I personally find it jarring to hear any contemporary recording from the digital age with crackles. The incongruous sound of a crackle on a current recording sounds strange to me. It is also funny when a commemorative vinyl version of an early 90s album comes out even though the original album was never popularized in that format and hardly anybody heard it that way. These new versions are marketed as being audiophile versions, even if the true fan would probably hold on to something they enjoyed when the band made the album. Why would an original Beatles LP from 1966 be worth a lot of money and not an original first edition of a Michael Jackson Cd from the early 90s?
I enjoy vinyl, and have a massive collection but I do resent the current hipster market that has emerged. CD’s may continue on if record companies make special editions etc on CD, but for all intents and purposes these special editions can be digital-only too, so they don’t have to stick with CD. For instance some classical music collections may span several LP’s so it may be cost effective for them to be released on CD if there is still a market for physical media, but there is no reason why they can’t be download-only. Vinyl has always been the worst format for classical music, with recordings mutilated and quiet passages defiled with hideous wow, flutter, cracks and pops. For classical music, CD was great, but digital is better because well mastered recordings can be offered in a complete form. Big classical sets are sometimes impractical on vinyl, so if they continue to appear on physical media, I hope it is on CD with digital download option because I don’t want a step back in time where symphonies were edited or split up. Some great recordings were made when vinyl was the main format, but even cassettes did a better job of conveying the music than vinyl because there is nothing quite as bad as having to constantly turn sides for music that was intended to be heard uninterrupted. Sorry for the long post but some of these points may be worth discussing.

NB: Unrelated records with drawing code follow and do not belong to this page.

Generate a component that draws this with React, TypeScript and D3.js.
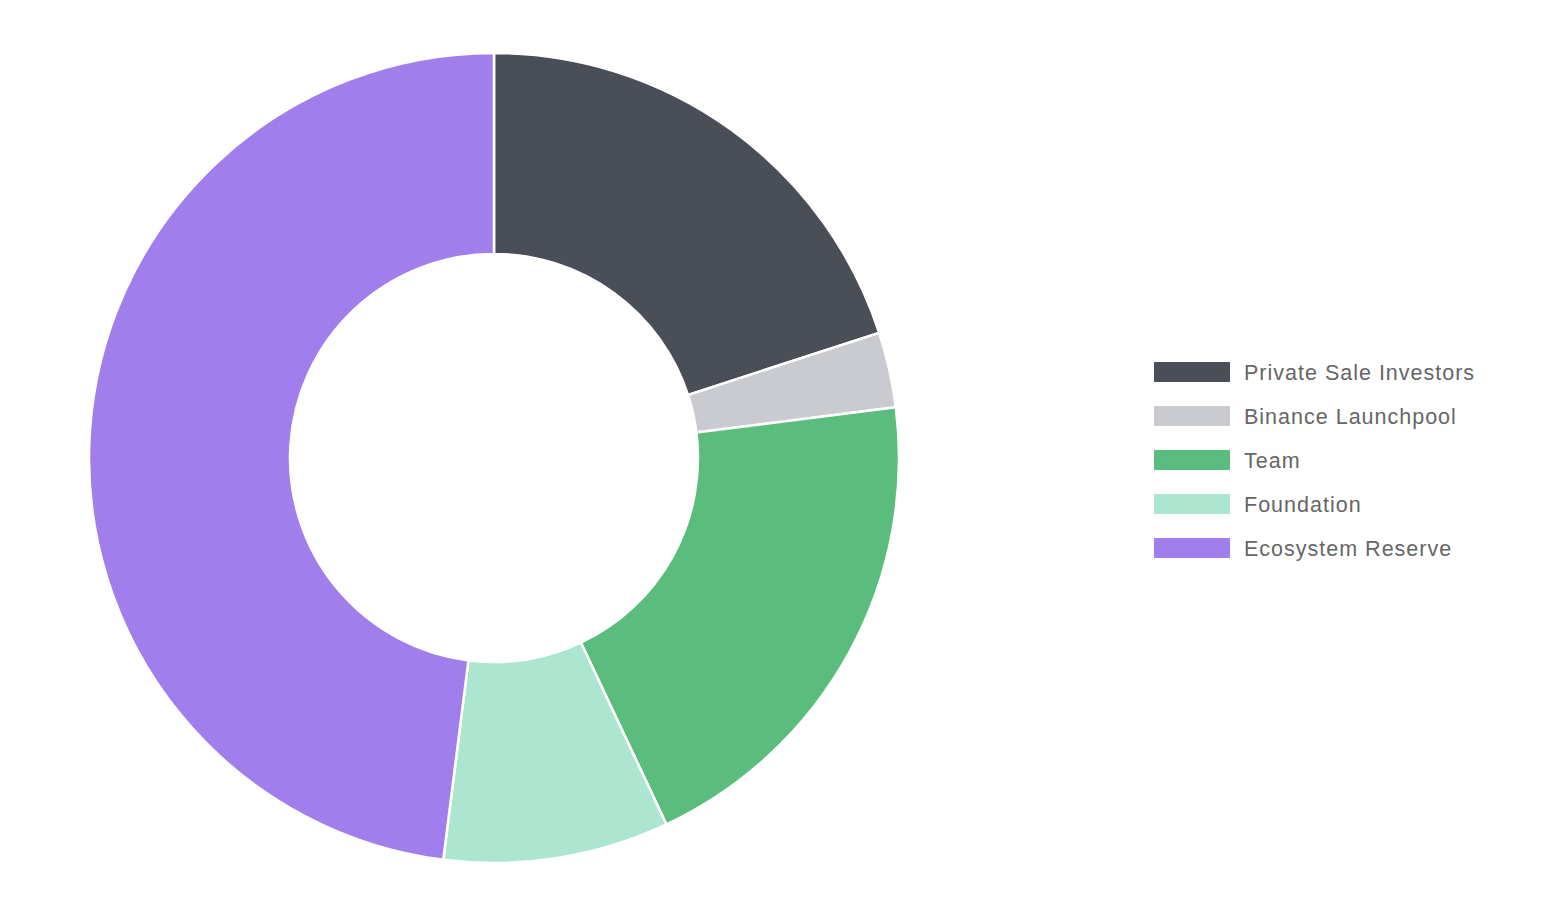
import { useEffect, useRef } from 'react'
import * as d3 from 'd3'

const LABELS = ['Private Sale Investors', 'Binance Launchpool', 'Team', 'Foundation', 'Ecosystem Reserve']
const VALUES = [20, 3, 20, 9, 48]
const COLORS = ['#4a4e57', '#c9cbd0', '#5abd7d', '#ade6d0', '#a07fed']

const W = 1544
const H = 908

export default function App() {
  const svgRef = useRef<SVGSVGElement>(null)

  useEffect(() => {
    if (!svgRef.current) return
    const svg = d3.select(svgRef.current)
    svg.selectAll('*').remove()

    const cx = 494
    const cy = 458
    const outer = 405
    const inner = 204

    const pie = d3.pie<number>().sort(null).value(d => d)
    const arc = d3.arc<d3.PieArcDatum<number>>().innerRadius(inner).outerRadius(outer)

    const g = svg.append('g').attr('transform', `translate(${cx},${cy})`)
    g.selectAll('path')
      .data(pie(VALUES))
      .join('path')
      .attr('d', arc)
      .attr('fill', (_, i) => COLORS[i])
      .attr('stroke', '#fff')
      .attr('stroke-width', 2.5)

    // Legend
    const legend = svg.append('g').attr('transform', 'translate(1154,362)')
    const row = legend.selectAll('g')
      .data(LABELS)
      .join('g')
      .attr('transform', (_, i) => `translate(0,${i * 44})`)
    row.append('rect')
      .attr('width', 76)
      .attr('height', 20)
      .attr('fill', (_, i) => COLORS[i])
    row.append('text')
      .attr('x', 90)
      .attr('y', 10)
      .attr('dy', '0.35em')
      .attr('font-family', '"Liberation Sans", Arial, sans-serif')
      .attr('font-size', 21.5)
      .attr('letter-spacing', 1)
      .attr('fill', '#666')
      .text(d => d)
  }, [])

  return (
    <svg
      ref={svgRef}
      width={W}
      height={H}
      style={{ position: 'absolute', left: 0, top: 0, background: '#fff' }}
    />
  )
}
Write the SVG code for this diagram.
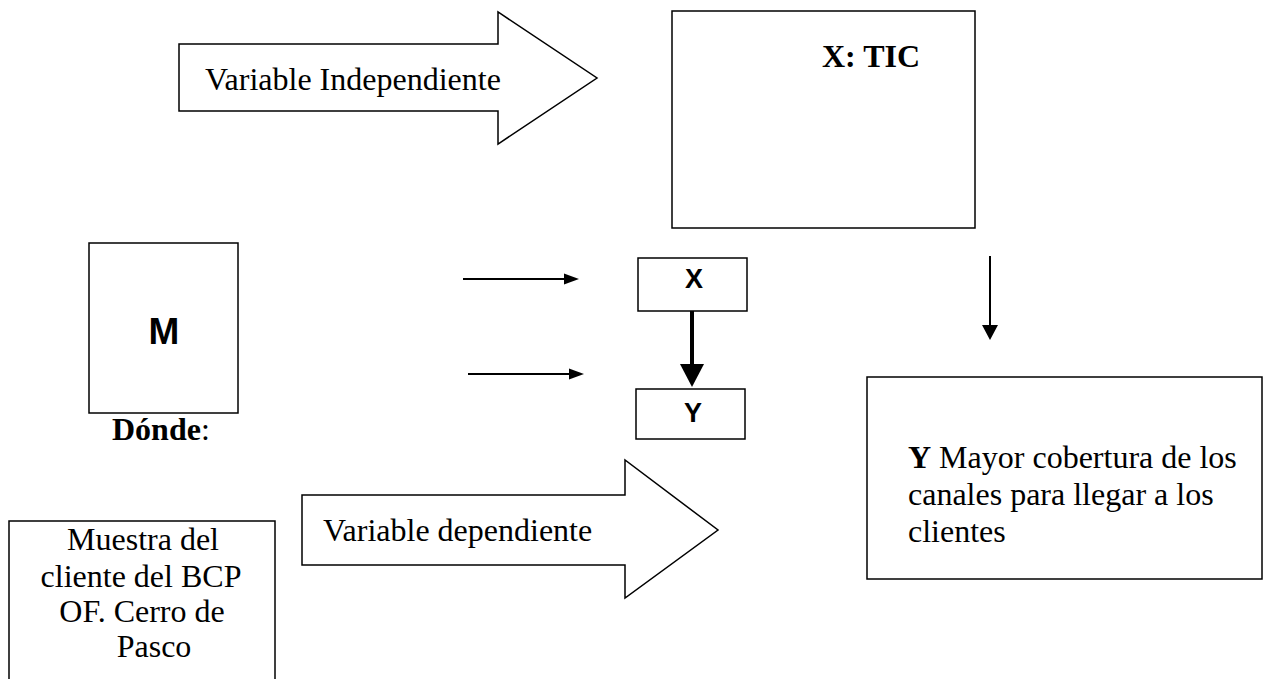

I buy new albums for a few reasons. One of the reasons why I like vinyl is because you say, CDs sound the same whether it be the first time they are played or 102nd time they are playes and my CD sounds the same as my neighbor’s CDs. But, my vinyl album changes with how it is cared for and played. Kind of like wine. Each day that passes its not the same. And my vinyl copy will sound different then my neighbor’s. Also, I have my turntable dispayed prominently in my house. CDs are not as easy to play. I can plop it into the computer but I don’t have my expensive stereo connected to my PC so I would have to listen to it over my cheap computer speakers. Which are ample for listening to Youtube vids. But, are no match for my stereo system connected to my turntable.
im all for cd as well but if i compare for example a track by elo called “one summer dream”which featured on their album “face the music” and was later included on the b side to the well known hit “Mr Blue Sky”.The reason some audio content sounds dissimmilar between the two formats is mainly attributed to the differances between analogue and digital recording systems and between the two,dynamics play a big part in how the final mix sounds to the listener.i wont go into the technical side of it here only to say there are plenty of videos on youtube labled “the loudness war”that will explain things in more detail.but as far as vinyl goes,dynamics are in greater presence than on a cd.